Y2O3/纳米碳管复合粒子的结构及其对高氯酸铵热分解性能的研究

周龙梅*,1, 侯立权2, 刘宏英3, 李凤生3   

  1. (1扬州技师学院 扬州 225003)
    (2北京新东方扬州外国语学院 扬州 225003)
    (3南京理工大学国家特种超细粉体工程技术研究中心 南京 210094)
  • 收稿日期:2005-09-14 修回日期:2005-12-09 出版日期:2006-08-14 发布日期:2006-08-14
  • 通讯作者: 周龙梅

Y2O3/Carbon Nanotube Composite Particles: Microstrcture and Catalytic Performance for Decomposition of Ammonium Perchlorate

ZHOU Long-Mei*,1, HOU Li-Quan2, LIU Hong-Ying3, LI Feng-Sheng3   

  1. (1 Yangzhou Technician College, Yangzhou 225003)
    (2 Beijing New Oriental Forign Language School at Yangzhou, Yangzhou 225003)
    (3 National Special Superfine Powder Engineering Research Center, Nanjing University of Science and Technology, Nanjing 210094)
  • Received:2005-09-14 Revised:2005-12-09 Online:2006-08-14 Published:2006-08-14
  • Contact: ZHOU Long-Mei

采用溶胶-凝胶法制备了Y2O3/纳米碳管复合粒子, 并用SEM, XPS, FT-IR和XRD对Y2O3/纳米碳管复合粒子的形貌和微观结构进行了表征. 结果表明, 纳米碳管有效承载了Y2O3, Y2O3连续均匀地负载在纳米碳管的表面, 负载量为19.53%. FT-IR 和XPS证明了Y2O3粒子和纳米碳管表面之间发生了化学键合. 用三种方法将相同比例的Y2O3/纳米碳管复合粒子与高氯酸胺(AP)进行混合, 采用差热分析(DTA)研究了三种混合样品中Y2O3/纳米碳管复合粒子对高氯酸铵热分解的催化性能. 结果表明, 三种混合样品中的Y2O3/纳米碳管复合粒子都能催化高氯酸铵的热分解, 其中通过水溶剂混合的样品中Y2O3/纳米碳管复合粒子的催化效果优于另外两种. 与纯高氯酸铵相比, 其样品中高氯酸铵的高温分解峰温降低了168.5 ℃, 表观分解热由371 J•g-1提高到1410 J•g-1. 并用不同样品中高氯酸铵热分解动力学参数对所得结果进行了理论分析.

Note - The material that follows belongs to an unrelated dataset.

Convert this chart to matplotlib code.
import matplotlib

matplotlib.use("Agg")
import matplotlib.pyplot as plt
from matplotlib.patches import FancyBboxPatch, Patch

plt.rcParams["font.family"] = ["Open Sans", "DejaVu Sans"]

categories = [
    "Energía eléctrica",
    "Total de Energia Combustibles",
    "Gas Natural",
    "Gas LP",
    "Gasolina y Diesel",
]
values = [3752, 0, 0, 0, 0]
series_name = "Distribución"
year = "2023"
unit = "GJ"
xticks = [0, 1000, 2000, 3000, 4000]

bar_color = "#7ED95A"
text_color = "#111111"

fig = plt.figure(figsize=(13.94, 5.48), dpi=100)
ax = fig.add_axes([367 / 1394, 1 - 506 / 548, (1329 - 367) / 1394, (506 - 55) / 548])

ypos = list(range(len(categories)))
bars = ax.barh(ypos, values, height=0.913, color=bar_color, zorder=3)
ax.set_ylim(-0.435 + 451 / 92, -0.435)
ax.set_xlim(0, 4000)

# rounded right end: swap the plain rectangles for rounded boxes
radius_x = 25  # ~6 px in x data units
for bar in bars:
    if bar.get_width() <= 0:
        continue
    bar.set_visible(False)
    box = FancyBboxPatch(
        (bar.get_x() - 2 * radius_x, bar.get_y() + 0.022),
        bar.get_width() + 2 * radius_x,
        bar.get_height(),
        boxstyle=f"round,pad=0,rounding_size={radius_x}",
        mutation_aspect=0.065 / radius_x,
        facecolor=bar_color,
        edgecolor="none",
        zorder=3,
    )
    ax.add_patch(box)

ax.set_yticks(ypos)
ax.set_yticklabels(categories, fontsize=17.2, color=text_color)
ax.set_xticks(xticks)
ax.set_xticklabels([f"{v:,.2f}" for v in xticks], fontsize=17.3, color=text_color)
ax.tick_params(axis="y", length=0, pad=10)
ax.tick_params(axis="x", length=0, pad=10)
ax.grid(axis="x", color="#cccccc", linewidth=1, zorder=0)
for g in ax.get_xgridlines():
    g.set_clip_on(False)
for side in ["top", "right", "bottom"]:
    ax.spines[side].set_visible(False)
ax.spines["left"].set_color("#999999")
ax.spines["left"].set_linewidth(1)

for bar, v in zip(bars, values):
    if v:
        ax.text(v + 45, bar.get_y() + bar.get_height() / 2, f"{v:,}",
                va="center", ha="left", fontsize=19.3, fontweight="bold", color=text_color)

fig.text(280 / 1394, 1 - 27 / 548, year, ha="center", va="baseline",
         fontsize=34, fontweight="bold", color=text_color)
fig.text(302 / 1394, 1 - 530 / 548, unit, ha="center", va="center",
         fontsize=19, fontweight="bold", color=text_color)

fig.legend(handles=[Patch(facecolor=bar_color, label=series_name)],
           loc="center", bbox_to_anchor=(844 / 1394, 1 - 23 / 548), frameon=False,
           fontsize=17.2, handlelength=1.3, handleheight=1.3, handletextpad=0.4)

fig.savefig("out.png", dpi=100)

关键词: 溶胶-凝胶法, 纳米碳管, Y2O3, Y2O3/纳米碳管复合粒子, 高氯酸铵

Y2O3/carbon nanotube composite particles were prepared by a sol-gel method. The microstrcture and looks of the composite particles obtained were characterized by SEM, XPS, FT-IR and XRD methods. The results indicate that Y2O3 are supported well on the surface of carbon nanotube. The Y2O3 particles coating on carbon naotube appear even and continous. This points to high nucleation density and big binding energy. FT-IR and XPS reveal that Y2O3 particles are coated with carbon nanotube through chemical bond. Three comparison samples mixing Y2O3/carbon nanoube composite particles with ammonia perchlorate (AP) by three mixing methods were prepared. And DTA experiments were used to characterize their catalytic performance. The results imply that the catalytic performance of Y2O3/carbon nanotube composite particles in the sample mixing by water phase is superior to that of the other. Compared with the pure ammonia perchlorate, the peak temperature of high temperature decomposition of AP in this mixing sample decreases 168.5 ℃, and the total heat release improves from 371 to 1410 J•g-1. The kinetics parameters of the thermal decomposition of AP in different samples were investigated to explain the above results.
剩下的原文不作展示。